# What you need to do
Copy out every line that contains "this".

# Excerpted records
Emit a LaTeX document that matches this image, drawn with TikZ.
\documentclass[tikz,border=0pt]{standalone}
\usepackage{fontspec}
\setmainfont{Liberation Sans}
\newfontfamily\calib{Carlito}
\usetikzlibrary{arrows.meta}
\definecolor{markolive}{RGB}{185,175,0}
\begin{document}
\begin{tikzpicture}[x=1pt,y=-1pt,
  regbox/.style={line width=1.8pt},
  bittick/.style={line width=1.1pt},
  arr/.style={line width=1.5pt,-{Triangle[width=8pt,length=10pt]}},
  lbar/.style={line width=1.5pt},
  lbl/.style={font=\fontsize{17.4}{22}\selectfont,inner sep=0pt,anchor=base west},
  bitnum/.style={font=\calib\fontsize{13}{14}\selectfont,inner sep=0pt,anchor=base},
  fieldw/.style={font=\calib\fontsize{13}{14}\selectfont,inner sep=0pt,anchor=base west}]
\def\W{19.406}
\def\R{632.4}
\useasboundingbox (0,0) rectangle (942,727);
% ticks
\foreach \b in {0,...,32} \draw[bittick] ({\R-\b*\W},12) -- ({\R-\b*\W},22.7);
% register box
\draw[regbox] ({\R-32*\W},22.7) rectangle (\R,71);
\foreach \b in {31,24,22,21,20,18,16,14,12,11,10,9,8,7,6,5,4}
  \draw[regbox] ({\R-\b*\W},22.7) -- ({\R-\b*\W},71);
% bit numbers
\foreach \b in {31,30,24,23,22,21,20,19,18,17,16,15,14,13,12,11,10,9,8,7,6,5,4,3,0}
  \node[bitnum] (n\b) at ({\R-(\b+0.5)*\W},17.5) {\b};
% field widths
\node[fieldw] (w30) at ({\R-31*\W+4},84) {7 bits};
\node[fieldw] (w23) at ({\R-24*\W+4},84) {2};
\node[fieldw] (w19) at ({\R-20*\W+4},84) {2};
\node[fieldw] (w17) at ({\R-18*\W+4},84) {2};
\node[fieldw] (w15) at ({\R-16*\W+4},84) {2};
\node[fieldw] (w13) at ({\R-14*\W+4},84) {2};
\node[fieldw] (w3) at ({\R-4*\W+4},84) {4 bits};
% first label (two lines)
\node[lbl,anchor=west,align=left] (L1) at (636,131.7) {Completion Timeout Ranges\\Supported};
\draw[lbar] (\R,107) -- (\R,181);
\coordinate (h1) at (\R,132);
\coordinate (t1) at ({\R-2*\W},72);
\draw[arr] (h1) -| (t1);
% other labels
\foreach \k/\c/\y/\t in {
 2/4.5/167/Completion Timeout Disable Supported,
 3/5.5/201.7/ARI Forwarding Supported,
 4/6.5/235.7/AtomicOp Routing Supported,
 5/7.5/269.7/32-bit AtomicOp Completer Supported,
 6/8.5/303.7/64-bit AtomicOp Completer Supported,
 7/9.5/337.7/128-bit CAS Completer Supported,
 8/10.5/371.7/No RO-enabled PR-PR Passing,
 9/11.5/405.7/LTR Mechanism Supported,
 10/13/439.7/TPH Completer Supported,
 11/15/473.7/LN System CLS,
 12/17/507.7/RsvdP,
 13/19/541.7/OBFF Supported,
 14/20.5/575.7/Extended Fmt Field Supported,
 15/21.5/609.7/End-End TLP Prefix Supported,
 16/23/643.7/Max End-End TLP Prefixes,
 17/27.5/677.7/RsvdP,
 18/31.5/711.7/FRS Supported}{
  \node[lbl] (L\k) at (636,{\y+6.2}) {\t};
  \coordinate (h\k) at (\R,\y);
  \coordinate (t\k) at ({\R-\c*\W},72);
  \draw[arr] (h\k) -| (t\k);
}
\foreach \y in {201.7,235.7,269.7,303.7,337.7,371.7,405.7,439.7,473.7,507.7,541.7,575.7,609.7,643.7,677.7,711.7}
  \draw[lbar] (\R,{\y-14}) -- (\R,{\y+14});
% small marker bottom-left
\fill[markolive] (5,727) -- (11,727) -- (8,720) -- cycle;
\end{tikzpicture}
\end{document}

--

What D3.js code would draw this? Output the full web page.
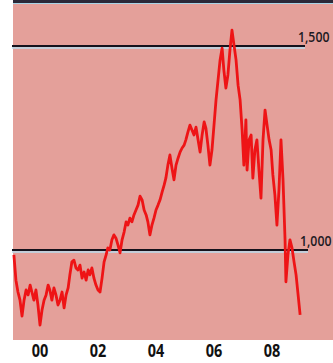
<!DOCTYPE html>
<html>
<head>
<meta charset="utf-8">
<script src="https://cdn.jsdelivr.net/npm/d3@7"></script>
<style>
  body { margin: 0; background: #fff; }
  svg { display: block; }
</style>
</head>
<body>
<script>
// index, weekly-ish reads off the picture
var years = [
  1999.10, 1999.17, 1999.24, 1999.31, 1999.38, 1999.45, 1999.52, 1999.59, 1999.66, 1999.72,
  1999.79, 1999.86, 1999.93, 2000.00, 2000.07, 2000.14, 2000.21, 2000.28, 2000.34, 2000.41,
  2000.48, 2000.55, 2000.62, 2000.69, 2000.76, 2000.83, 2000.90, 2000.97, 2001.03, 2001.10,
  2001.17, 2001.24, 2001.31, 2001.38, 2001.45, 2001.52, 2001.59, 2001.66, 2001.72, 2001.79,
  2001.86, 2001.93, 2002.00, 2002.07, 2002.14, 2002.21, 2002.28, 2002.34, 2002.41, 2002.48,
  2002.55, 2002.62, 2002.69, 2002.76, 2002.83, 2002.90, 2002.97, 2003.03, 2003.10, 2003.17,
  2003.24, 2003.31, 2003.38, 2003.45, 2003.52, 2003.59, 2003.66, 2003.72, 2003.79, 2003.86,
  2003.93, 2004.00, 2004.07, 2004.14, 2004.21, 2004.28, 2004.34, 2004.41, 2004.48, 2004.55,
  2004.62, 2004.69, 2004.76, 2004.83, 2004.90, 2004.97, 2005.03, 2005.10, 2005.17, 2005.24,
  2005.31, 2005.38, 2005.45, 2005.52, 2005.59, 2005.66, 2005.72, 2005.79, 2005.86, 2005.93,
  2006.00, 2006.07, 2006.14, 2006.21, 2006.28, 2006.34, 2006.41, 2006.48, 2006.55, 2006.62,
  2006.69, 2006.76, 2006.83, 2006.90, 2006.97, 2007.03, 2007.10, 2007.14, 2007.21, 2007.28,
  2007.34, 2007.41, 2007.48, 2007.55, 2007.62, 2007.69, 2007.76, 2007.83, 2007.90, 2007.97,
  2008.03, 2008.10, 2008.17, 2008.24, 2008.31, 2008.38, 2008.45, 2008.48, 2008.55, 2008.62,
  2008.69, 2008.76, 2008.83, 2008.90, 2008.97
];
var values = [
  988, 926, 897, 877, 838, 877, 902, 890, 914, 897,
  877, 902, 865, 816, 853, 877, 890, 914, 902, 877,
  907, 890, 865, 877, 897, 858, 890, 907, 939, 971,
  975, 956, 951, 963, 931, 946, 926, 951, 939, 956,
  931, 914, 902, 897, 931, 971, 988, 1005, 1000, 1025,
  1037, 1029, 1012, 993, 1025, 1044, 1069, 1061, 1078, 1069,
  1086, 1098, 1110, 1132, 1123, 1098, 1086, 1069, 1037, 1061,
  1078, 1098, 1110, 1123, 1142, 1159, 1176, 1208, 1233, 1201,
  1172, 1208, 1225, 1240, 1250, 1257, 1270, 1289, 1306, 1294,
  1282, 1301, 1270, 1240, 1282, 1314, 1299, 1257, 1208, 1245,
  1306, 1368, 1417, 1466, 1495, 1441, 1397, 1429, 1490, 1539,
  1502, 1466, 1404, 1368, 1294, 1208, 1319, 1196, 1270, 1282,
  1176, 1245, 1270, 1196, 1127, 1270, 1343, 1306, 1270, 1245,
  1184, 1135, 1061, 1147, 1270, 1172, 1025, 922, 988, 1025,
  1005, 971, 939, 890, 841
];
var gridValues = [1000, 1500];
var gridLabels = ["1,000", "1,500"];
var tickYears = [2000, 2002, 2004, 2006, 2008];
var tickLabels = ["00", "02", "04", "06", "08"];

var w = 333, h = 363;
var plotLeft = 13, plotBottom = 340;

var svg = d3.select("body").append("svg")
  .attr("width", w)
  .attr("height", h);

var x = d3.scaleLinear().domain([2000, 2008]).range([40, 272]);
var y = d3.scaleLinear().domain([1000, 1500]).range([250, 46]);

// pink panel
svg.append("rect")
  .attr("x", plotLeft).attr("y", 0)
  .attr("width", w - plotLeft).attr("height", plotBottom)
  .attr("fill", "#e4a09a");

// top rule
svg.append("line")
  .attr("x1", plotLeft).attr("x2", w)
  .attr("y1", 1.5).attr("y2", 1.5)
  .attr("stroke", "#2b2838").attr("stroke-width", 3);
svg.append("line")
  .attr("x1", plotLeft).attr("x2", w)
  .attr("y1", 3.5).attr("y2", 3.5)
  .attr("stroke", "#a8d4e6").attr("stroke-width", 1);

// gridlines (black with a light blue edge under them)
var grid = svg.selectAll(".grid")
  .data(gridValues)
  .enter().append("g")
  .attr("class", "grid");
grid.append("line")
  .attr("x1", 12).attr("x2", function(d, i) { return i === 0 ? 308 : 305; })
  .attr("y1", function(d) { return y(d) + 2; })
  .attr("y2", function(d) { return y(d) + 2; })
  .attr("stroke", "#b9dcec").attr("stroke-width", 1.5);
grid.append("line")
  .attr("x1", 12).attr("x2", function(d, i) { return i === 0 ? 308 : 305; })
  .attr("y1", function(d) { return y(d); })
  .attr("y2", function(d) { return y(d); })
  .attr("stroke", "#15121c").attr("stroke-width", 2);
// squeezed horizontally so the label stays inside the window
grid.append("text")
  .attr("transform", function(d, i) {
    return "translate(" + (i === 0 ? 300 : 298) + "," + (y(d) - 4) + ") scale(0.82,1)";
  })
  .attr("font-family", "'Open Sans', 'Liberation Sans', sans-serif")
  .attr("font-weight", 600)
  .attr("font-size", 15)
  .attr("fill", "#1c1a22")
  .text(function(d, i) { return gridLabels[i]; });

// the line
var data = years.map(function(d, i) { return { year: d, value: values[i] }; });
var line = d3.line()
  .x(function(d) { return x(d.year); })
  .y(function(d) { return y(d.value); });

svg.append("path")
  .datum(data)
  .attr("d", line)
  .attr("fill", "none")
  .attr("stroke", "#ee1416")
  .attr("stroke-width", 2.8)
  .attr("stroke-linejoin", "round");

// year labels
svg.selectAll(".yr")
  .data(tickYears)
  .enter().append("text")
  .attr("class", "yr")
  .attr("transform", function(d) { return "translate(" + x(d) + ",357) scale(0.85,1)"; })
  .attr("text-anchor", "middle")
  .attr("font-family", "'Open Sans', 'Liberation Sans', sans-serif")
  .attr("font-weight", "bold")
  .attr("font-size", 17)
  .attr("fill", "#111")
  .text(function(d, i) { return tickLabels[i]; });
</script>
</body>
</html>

--

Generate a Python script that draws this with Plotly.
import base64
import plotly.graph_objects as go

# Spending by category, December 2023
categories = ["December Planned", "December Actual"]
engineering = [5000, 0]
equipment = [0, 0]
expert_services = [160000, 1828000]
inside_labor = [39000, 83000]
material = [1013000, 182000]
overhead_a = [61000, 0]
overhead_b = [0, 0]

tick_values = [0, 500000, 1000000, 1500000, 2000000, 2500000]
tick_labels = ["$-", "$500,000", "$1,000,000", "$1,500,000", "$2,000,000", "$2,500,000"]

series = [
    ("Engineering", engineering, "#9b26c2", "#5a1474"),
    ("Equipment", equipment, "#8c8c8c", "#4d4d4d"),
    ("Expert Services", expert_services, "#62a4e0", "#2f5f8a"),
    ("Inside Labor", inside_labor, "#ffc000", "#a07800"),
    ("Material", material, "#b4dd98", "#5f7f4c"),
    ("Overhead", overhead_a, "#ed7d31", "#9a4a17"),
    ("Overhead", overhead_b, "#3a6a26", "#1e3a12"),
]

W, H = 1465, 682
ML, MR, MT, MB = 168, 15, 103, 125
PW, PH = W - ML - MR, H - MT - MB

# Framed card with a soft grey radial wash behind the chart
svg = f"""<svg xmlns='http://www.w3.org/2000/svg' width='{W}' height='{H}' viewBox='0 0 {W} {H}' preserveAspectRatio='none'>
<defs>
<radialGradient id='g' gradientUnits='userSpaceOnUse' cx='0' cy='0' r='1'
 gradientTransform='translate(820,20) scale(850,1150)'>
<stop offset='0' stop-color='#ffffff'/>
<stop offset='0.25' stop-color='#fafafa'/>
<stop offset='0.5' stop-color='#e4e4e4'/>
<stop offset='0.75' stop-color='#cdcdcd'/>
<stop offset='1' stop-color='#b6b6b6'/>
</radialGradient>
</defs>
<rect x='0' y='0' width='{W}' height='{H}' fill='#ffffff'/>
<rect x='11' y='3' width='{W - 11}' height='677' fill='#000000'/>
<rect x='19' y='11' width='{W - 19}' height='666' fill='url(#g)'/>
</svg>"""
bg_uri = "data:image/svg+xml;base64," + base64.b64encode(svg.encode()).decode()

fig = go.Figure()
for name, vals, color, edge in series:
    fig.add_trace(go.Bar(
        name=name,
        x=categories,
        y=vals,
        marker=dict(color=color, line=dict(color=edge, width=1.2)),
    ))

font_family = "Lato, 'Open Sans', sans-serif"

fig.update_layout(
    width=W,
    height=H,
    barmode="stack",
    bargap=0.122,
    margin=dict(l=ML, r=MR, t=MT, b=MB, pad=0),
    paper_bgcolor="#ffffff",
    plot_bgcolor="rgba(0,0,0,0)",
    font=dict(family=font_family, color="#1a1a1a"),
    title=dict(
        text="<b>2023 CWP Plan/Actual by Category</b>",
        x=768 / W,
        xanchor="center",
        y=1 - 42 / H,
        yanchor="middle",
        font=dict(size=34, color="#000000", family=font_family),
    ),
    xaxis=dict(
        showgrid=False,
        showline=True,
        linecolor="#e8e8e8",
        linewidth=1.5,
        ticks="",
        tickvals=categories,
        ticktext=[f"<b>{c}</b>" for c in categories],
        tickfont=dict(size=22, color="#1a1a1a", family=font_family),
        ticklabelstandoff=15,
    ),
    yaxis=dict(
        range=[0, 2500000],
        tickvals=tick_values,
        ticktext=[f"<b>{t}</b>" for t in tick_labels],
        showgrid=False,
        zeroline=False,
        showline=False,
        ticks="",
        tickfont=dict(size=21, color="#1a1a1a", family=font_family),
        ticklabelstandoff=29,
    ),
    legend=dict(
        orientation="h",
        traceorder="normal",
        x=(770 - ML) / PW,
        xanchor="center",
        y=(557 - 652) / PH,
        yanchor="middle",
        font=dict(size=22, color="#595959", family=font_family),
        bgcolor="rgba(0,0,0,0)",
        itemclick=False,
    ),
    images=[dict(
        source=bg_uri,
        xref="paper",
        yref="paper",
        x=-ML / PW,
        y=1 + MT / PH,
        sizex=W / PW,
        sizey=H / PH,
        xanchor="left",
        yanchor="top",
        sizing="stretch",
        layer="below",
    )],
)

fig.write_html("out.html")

# Task result
Emit a LaTeX document that matches this image, drawn with TikZ.
What D3.js code would draw this? Output the full web page.
Generate a Python script that draws this with Plotly.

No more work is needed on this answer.